It usually begins with spankings of a disobedient toddler by, say, a towering six-foot-plus dad who leers, yells, then hits the helpless tot. (See related posts 1, 2, 3.)
Why? Aside from the excuse that “that’s the way my parents treated me and their parents treated them,” etc., ad infinitum, the most common rationalization is that children have to learn to mind, lest they run out into the street and get killed, or turn into juvenile delinquents, or become criminals.
“Didn’t hurt me none” is the less than introspective response of some adults when asked why they did not question their parents’ stick-motivation techniques.*
The assignment of chores to kids so they allegedly will learn how to work hard and become responsible citizens of society is another form of stick motivation.
Webster’s Unabridged and the Oxford English Dictionary both define “chore” as a tedious task that must be performed regularly, such as washing the dishes or hoeing long rows. The OED also says the word is a colloquial Americanism.
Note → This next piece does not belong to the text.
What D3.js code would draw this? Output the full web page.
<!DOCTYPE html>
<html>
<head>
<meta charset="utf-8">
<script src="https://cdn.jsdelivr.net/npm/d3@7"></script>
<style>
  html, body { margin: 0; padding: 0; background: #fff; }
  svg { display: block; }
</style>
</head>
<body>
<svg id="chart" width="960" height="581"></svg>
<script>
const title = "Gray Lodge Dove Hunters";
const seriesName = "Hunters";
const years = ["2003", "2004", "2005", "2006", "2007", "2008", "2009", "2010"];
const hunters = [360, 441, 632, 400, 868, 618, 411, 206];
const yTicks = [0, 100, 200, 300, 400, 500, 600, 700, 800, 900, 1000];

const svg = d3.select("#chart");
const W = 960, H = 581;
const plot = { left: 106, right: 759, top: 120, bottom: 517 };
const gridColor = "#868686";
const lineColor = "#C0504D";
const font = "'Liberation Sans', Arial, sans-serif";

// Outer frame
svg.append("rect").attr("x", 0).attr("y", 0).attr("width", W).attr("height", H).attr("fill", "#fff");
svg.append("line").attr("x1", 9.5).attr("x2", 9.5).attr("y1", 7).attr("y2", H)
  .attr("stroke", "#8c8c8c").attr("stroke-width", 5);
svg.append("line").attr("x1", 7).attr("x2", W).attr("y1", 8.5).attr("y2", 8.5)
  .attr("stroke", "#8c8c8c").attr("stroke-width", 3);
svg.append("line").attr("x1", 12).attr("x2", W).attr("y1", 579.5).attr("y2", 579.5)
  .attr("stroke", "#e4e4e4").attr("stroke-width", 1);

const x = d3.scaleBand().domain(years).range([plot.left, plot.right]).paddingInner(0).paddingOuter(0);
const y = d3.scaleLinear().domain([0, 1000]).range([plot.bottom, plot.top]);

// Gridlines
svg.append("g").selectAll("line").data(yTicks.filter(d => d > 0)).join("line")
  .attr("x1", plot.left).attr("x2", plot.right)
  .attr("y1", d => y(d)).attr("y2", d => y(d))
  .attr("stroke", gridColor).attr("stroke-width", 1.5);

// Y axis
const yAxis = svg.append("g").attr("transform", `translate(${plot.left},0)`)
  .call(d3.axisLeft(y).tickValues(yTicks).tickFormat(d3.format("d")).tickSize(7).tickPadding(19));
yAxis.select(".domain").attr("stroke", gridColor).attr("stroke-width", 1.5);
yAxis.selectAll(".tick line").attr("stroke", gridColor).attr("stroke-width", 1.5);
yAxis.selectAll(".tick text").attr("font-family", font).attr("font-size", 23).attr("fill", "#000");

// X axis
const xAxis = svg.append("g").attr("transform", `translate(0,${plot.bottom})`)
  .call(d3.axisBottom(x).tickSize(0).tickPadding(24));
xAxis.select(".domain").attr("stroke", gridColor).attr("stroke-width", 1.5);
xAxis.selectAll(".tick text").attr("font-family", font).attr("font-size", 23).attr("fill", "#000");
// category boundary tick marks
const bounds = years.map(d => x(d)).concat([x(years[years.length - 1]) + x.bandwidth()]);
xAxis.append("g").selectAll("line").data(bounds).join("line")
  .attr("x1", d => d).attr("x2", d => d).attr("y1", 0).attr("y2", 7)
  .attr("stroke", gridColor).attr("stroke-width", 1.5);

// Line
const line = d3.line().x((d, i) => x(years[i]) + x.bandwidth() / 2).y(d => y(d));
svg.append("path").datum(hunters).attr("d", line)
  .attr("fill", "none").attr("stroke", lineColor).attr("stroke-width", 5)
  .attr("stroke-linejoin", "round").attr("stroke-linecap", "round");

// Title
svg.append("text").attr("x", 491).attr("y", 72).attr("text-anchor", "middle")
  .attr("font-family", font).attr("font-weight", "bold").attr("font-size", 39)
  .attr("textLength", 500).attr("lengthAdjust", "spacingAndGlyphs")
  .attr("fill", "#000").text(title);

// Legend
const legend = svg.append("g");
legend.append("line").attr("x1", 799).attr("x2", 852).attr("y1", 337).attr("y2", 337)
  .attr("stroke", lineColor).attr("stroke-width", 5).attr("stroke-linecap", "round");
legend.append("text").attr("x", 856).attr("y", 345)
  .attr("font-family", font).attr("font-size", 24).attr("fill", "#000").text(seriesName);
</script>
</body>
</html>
What astounded me when examining these two reference works was the absence of any mention that chores are not optional. Yes, adults sometimes do refer to their own monotonous tasks, such as brushing their teeth twice a day, as chores, but the origin of the term in American culture surely is coercion of the young.
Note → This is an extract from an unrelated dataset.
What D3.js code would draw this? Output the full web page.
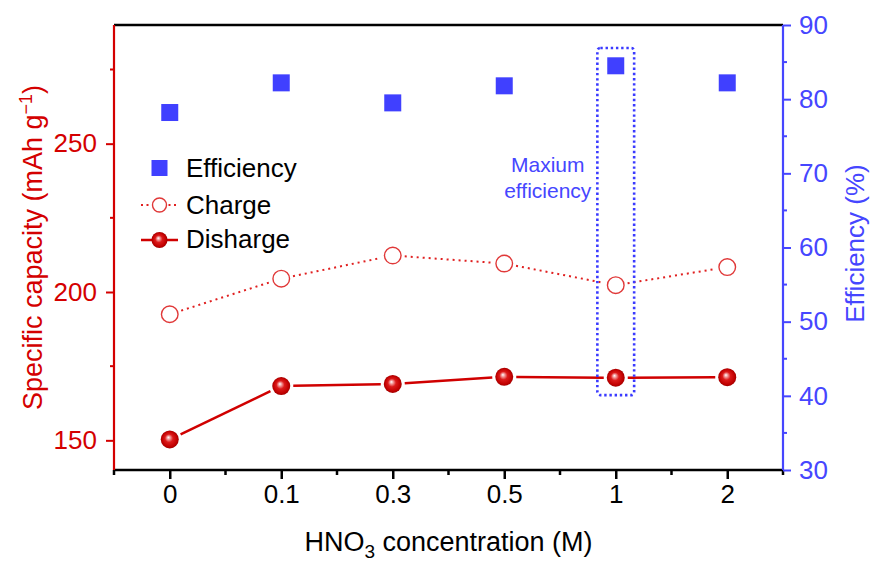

Chores for children are almost never voluntary. Just ask a child what happened the last time he or she refused to do one!
Fortunately, novelist Jane Smiley, writing in Harper’s Magazine (paywalled here, available here), has put the kibosh on the supposed benefits of this favorite of coercive parenting.
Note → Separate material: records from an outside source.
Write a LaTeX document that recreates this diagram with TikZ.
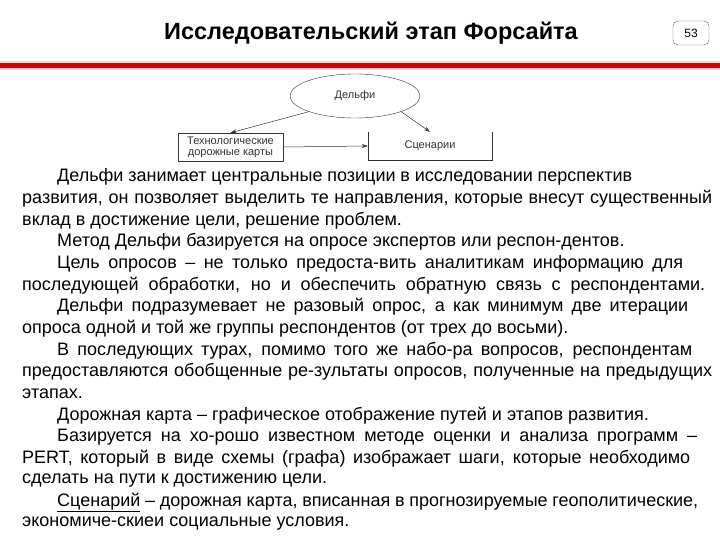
\documentclass[tikz,border=0pt]{standalone}
\usepackage{fontspec}
\setmainfont{Liberation Sans}
\usetikzlibrary{shapes.geometric,arrows.meta}
\begin{document}
\begin{tikzpicture}[x=1pt,y=-1pt,
  txt/.style={anchor=west,inner sep=0pt,font=\fontsize{18}{20}\selectfont},
  diag/.style={font=\fontsize{11}{12}\selectfont,text=black!80},
  arr/.style={-{Stealth[length=6pt,width=4pt]},black!80,line width=0.5pt}]
\useasboundingbox[fill=white] (0,0) rectangle (720,540);
\node[font=\bfseries\fontsize{23.5}{26}\selectfont] (title) at (371,33) {Исследовательский этап Форсайта};
\node[draw=black!60,rounded corners=5pt,minimum width=36pt,minimum height=24pt,inner sep=0pt,font=\fontsize{12}{14}\selectfont] (num) at (691,33) {53};
\fill[red!60!white,opacity=0.3] (0,61) rectangle (720,70);
\fill[red!85!black] (0,63) rectangle (720,68);
\node[draw=black!80,ellipse,minimum width=130pt,minimum height=44pt,diag] (delphi) at (355,96) {Дельфи};
\node[draw=black!80,minimum width=105pt,minimum height=28pt,inner sep=1pt,diag,align=center] (tech) at (230.5,147) {Технологические\\[-1pt]дорожные карты};
\node[minimum width=124pt,minimum height=28pt,diag] (scen) at (430,146) {Сценарии};
\draw[black!80] (scen.north west) -- (scen.south west) -- (scen.south east) -- (scen.north east);
\draw[arr] (delphi.south west) -- (tech.north);
\draw[arr] (delphi.south east) -- (scen.north);
\draw[arr] (tech.east) -- (scen.west);
\def\L#1#2{\makebox[#1pt][s]{#2}}
\node[txt] (l1) at (57,177) {\L{575}{Дельфи занимает центральные позиции в исследовании перспектив}};
\node[txt] (l2) at (22,198.7) {\L{690}{развития, он позволяет выделить те направления, которые внесут существенный}};
\node[txt] (l3) at (22,220.4) {вклад в достижение цели, решение проблем.};
\node[txt] (l4) at (57,242.1) {Метод Дельфи базируется на опросе экспертов или респон-дентов.};
\node[txt] (l5) at (57,263.8) {\L{626}{Цель опросов – не только предоста-вить аналитикам информацию для}};
\node[txt] (l6) at (22,285.5) {\L{683}{последующей обработки, но и обеспечить обратную связь с респондентами.}};
\node[txt] (l7) at (57,307.1) {\L{631}{Дельфи подразумевает не разовый опрос, а как минимум две итерации}};
\node[txt] (l8) at (22,328.8) {опроса одной и той же группы респондентов (от трех до восьми).};
\node[txt] (l9) at (57,350.5) {\L{635}{В последующих турах, помимо того же набо-ра вопросов, респондентам}};
\node[txt] (l10) at (22,372.2) {\L{690}{предоставляются обобщенные ре-зультаты опросов, полученные на предыдущих}};
\node[txt] (l11) at (22,393.9) {этапах.};
\node[txt] (l12) at (57,415.6) {Дорожная карта – графическое отображение путей и этапов развития.};
\node[txt] (l13) at (57,437.3) {\L{640}{Базируется на хо-рошо известном методе оценки и анализа программ –}};
\node[txt] (l14) at (22,459) {\L{668}{PERT, который в виде схемы (графа) изображает шаги, которые необходимо}};
\node[txt] (l15) at (22,480.6) {сделать на пути к достижению цели.};
\node[txt] (l16) at (57,502.3) {\L{641}{\underline{Сценарий} – дорожная карта, вписанная в прогнозируемые геополитические,}};
\node[txt] (l17) at (22,524) {экономиче-скиеи социальные условия.};
\end{tikzpicture}
\end{document}
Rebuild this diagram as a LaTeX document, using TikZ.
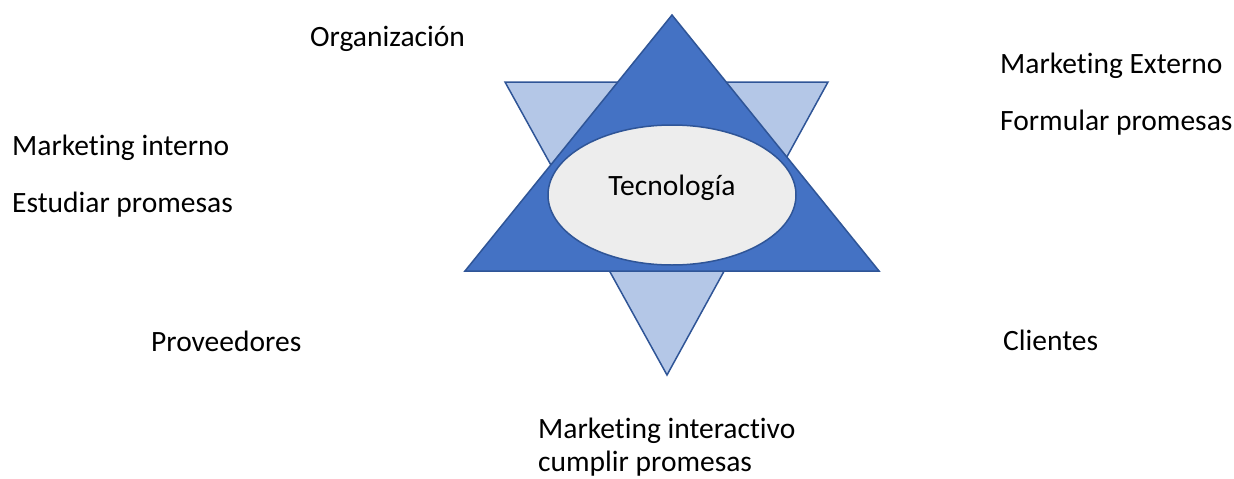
\documentclass[tikz,border=0pt]{standalone}
\usepackage{fontspec}
\setmainfont{Carlito}[Ligatures=NoCommon]
\usetikzlibrary{shapes.geometric}
\definecolor{azul}{HTML}{4472C4}
\definecolor{azulclaro}{HTML}{B4C7E7}
\definecolor{borde}{HTML}{2F5597}
\definecolor{gris}{HTML}{EDEDED}

\begin{document}
\begin{tikzpicture}[x=1pt,y=-1pt,
		etiqueta/.style={anchor=base west, inner sep=0pt, font=\fontsize{29.5}{34}\selectfont}]
		\useasboundingbox (0,0) rectangle (1234,479);
		% triangulo de abajo (claro) y de arriba (oscuro)
		\coordinate (a1) at (505,82);
		\coordinate (a2) at (828,82);
		\coordinate (a3) at (667,375);
		\coordinate (b1) at (672,15);
		\coordinate (b2) at (879,271);
		\coordinate (b3) at (465,271);
		\draw[fill=azulclaro, draw=borde, line width=1.5pt, line join=miter] (a1) -- (a2) -- (a3) -- cycle;
		\draw[fill=azul, draw=borde, line width=1.5pt, line join=miter] (b1) -- (b2) -- (b3) -- cycle;
		\node[ellipse, fill=gris, draw=borde, line width=1.5pt, minimum width=248pt, minimum height=140pt](tec) at (672,195) {};
		\node[font=\fontsize{29.5}{34}\selectfont](teclab) at (672,188) {Tecnología};
		% textos
		\node[etiqueta](org) at (310,46) {Organización};
		\node[etiqueta](mi) at (12,155) {Marketing interno};
		\node[etiqueta](ep) at (12,212) {Estudiar promesas};
		\node[etiqueta](me) at (1000,73) {Marketing Externo};
		\node[etiqueta](fp) at (1000,130) {Formular promesas};
		\node[etiqueta](prov) at (151,351) {Proveedores};
		\node[etiqueta](cli) at (1003,350) {Clientes};
		\node[etiqueta](mint) at (538,438) {Marketing interactivo};
		\node[etiqueta](cp) at (538,471) {cumplir promesas};
	\end{tikzpicture}
\end{document}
Smiley was born with a silver spoon in her mouth, so she never had to clean her room or wash the dishes. She did have a horse and, as she puts it, through her love of and interest in the animal learned to work hard to groom and feed it and clean its stall, which meant removing the poop.
Smiley’s husband, on the other hand, grew up in Iowa, less than wealthy, and was forced to do chores—mixing concrete with a stick at age five and, later, pushing wet, heavy wheelbarrow loads of it across the yard.
Guess which one, Smiley or her husband, enjoys life more today?
Smiley’s husband feels guilty playing golf when there is always more work—chores—to be done at home; when doing the chores, his motivation is to get them over with as quickly as possible.** He was taught well. Chores are tedious drudgery, which means work is drudgery.
And that’s because parents give kids the dirty work as chores. Says Smiley, “Mom cooks and Sis does the dishes; the parents plan and plant the garden, the kids weed it.”
In addition to teaching the “value” of work, Smiley points out that another apparent purpose of chores is to make sure the children contribute to maintaining the family, by sharing the work that needs to be done. Smiley comments:
According to this rationale, the child comes to understand what it takes to have a family, and to feel that he or she is an important, even indispensable member of it. But come on. Would you really want to feel loved primarily because you’re the one who gets the floors mopped? Wouldn't you rather feel that your family's love simply exists all around you, no matter what your contribution? And don't the parents love their children anyway, whether the children vacuum or not? Why lie about it just to get the housework done?Why lie indeed? It is really a threat to withdraw love if the child is not obedient, similar to the withdrawals of love for disobedience that result in time outs and being sent to one’s room.
Smiley concludes: “It's good for a teenager to suddenly decide that the bathtub is so disgusting she'd better clean it herself. I admit that for the parent, this can involve years of waiting. But if she [mom] doesn't want to wait, she can always spend her time dusting.”
Parenting, after all, is a twenty-plus year contract chosen and signed by the parents. Children are not their slaves.
Presumably, the American concept of chores originated on self-subsistent farms, where there certainly was a lot of heavy, tedious work to be done to maintain the homestead.
The “justification” of requiring pre-school children to lug heavy pales of milk and to pluck chickens, however, is not the assumed necessity of a division of labor in the family. It is the value system of nearly all American farmers, absorbed by their citified descendants, of Puritanism. American culture still today is highly Puritanical.
And what might that value system be? The duty ethics of Christianity reinforced by philosopher Immanuel Kant. As one middle American farm-raised father said not too long ago: “You do your job because it is your duty, not because you enjoy it.”
As Kant said, never act from inclination, but always in accordance with duty. Fun and pleasure are out. Chores are in.
In contrast, visit a Montessori school to see how children are taught without coercion to love work, to associate pleasure with it, and to learn the skill of intense concentration.
*Corporal punishment in all settings, which includes spanking by hand in the home, is now banned in forty-nine countries of the world. The United States is not one of them. Sweden was the first, in 1979, and surprise, surprise, those children who were not smacked or beaten did not turn into juvenile delinquents or criminals!
The website corpun.com archives a large number of video clips from around the world of both adult and child corporal punishment. I could only stomach watching one: a Sri Lankan military trainer hitting female recruits with a long stick.
**Stemming from the same value system, this is the motivation for children who eat their peas first to get the disgusting stuff out of the way so they can enjoy the good-tasting meat and gravy last!